When you compare its budget, staff and roster against some of the other National Road Series competitors, Team Scody Downunder might have the appearance of being on the smaller side; but when it comes to looking at outside the square, the Gold Coast based team is ‘big picture’ all the way. 

A chat with sports director and self-described ‘tyre pumper upper’ Garry Elliot reveals some progressive thinking and planning is going on behind the scenes of the team that started out in 1998 as Australia’s first pro cycling team export, raced in Europe, underwent a series of name changes, returned home to grass roots and is now emerging as a premier development team within and without the NRS. Not to mention a few key differences…

Although Team Scody Downunder is not the only team positioning itself to take on young and inexperienced riders to give them experience at national level and perhaps even a pathway into a pro team, it is perhaps the only team that doesn’t have a website. And further – there is every chance it is the only team whose director has applied for a liquor licence as a means of funding the team’s future.

“Yeah there are a couple of key differences between us and the other teams,” Elliot muses down the phone from the Gold Coast, where he lives and works.

“We use an App instead of a website and I am planning to create an income stream to fund the team via a club, footie club style, rather than rely on sponsorships, which are getting harder and harder to come by. As well, we don’t really give our riders all that much money…they get a bike and kit obviously, but they are encouraged to learn the realities of life on tour so there is a bit they and their parents have to pay for.”

There’s also talk of building the team up to take on Asia and America.

First – why an App?

“Everything is Apple or smartphone.  People carry their phones with them everywhere these days. And the new Windows 8 is App-based, so you can go there to our App whenever you like and see what we are doing instead of us paying a fortune for a website.”

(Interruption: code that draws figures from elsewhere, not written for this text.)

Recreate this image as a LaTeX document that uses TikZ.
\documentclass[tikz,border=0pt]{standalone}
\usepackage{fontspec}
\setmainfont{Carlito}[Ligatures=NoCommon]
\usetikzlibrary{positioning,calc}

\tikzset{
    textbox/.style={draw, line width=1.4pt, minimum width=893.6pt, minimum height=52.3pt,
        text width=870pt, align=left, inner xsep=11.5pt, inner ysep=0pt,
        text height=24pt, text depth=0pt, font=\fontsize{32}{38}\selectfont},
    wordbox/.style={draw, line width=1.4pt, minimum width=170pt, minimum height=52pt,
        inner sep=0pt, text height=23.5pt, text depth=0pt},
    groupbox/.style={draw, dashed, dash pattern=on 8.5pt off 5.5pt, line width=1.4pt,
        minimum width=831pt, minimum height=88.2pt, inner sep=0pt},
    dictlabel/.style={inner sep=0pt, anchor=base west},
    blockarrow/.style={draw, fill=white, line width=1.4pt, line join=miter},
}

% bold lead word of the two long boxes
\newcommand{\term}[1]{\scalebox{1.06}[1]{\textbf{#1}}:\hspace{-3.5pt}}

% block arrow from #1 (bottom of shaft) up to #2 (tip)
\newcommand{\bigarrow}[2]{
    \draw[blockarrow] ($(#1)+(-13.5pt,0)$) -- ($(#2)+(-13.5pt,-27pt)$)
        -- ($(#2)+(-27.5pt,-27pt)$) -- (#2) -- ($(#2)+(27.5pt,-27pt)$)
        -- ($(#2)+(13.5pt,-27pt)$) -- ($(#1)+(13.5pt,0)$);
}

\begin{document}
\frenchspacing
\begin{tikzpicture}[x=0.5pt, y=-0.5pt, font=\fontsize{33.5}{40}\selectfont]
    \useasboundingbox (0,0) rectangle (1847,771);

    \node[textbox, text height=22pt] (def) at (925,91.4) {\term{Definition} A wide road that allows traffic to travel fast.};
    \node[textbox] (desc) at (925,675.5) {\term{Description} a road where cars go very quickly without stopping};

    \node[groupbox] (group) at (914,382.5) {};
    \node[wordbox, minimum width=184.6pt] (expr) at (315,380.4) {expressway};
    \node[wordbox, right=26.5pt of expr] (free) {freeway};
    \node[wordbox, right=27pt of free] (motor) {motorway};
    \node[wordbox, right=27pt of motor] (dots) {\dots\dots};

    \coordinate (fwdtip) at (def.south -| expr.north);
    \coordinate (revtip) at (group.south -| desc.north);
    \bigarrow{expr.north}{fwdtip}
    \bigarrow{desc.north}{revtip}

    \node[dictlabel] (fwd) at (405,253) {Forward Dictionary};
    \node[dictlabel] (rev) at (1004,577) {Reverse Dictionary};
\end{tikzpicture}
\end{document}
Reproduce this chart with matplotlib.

Second – a liquor licence?

“I am in the process of getting a gambling and liquor licence and getting a pub and pokies so we can fund our own team,” Elliot says. “That’s what the (cycling) clubs should be doing – like the surf clubs and football clubs.”

Is the sale of alcohol and promotion of gambling really an appropriate way to make money for a sport that is working hard to clean up its image, and a team that is actively developing younger riders?

“Well, cigarette companies obviously we don’t go near…but alcohol I don’t have a problem with. Obviously we don’t use alcohol sponsorship for juniors,” says Elliot.

“But it’s the only way to fund a team and if we do decide to return to pro continental status, it’s the only way to fund a pro team. The way the global economy is, it’s hard to find sponsorship to sustain it for more than a couple of years.”

Third – why not Europe? Don’t all the teams desire to head for the birthplace of pro cycling?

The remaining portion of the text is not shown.